The researchers focused on transient orcas, in the Pacific Ocean off the coast of Canada and Alaska. These tend to live in smaller social groups and to move around more than resident orcas.

Some scientists believe that the two are distinct sub-species.

"The most striking difference between the two is their diet," explained Dr Deecke.

Residents eat fish, whereas transients hunt and eat marine mammals, including seals and porpoises.

Dr Deecke added: "In the 40 years that these animals have been studied, scientists have never seen a resident eat a mammal and never seen a transient eat a fish."

Hunting trip

Resident orcas hunt for salmon using echolocation.
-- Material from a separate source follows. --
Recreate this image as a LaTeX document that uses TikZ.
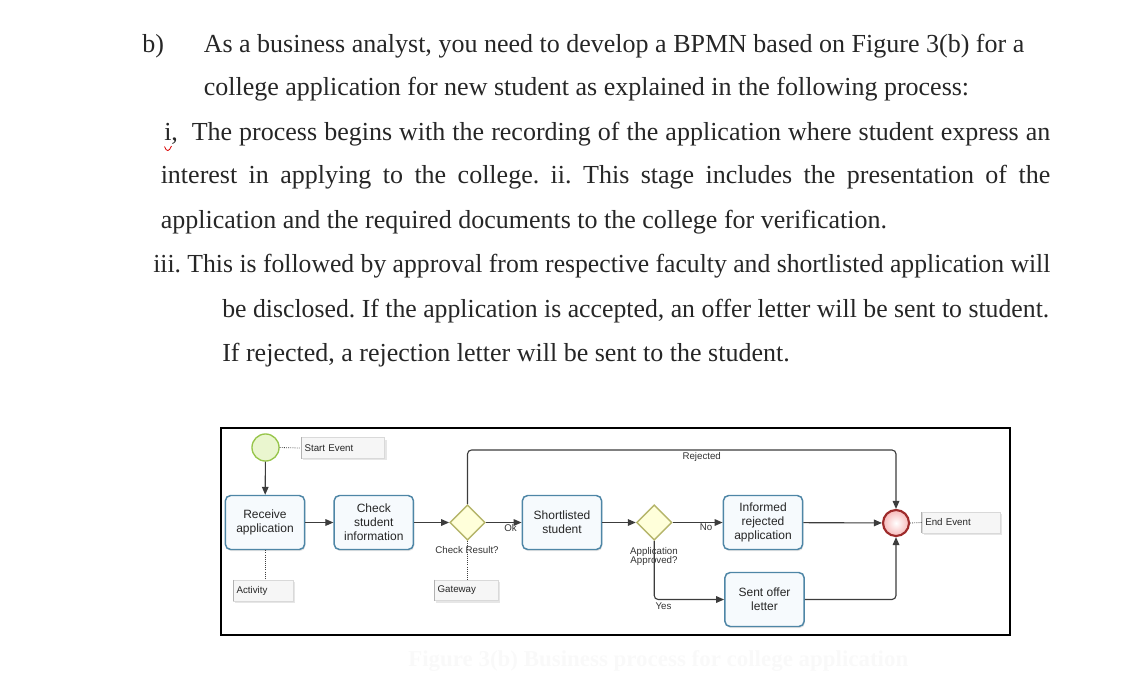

The orcas click, producing waves of sound that travel through the water and bounce off the fish, allowing the predator to sense its location.

"But all marine mammals have excellent underwater hearing," explained Dr Deecke.

"If if a killer whale swam along clicking like mad, all the seals and porpoises would think - here comes a predators, let's get away."

But the transient orcas' solution surprised the researchers.

"They go into stealth mode - completely silent," said Dr Deecke. "This raises the question: how are they communicating?"

It seems that orcas can carry out complex, co-ordinated mammal-hunting trips without "talking to each other" at all.


"To cover a wider area, they fan out occasionally - travelling hundreds of metres, even kilometres apart, and they come back together again," said Dr Deecke.

Only once they catch their prey, does the noise - whistling and pulsing calls - begin.

"It's a bit like us at a dinner party," said Dr Deecke. "They communicate while they eat then gradually wander off and go quiet again."

The orcas are unlikely to be able to see each other from these distances. Glaciers that descend into the sea on the Alaskan coast give the ocean the consistency of milk.

Dr Deecke thinks that the orcas might "rehearse" their hunting routines, to learn the position of each group member.

"They tend to be very predictable," he said. "I often know exactly where they are going to surface."

How they manage this level of co-ordination is not clear. And the scientists plan to continue their research by fitting sound recording and satellite tracking tags to individual orcas to follow their behaviour much more closely.

Dr Deecke said: "It seems like there's no way for them to communicate without their prey being able to eavesdrop."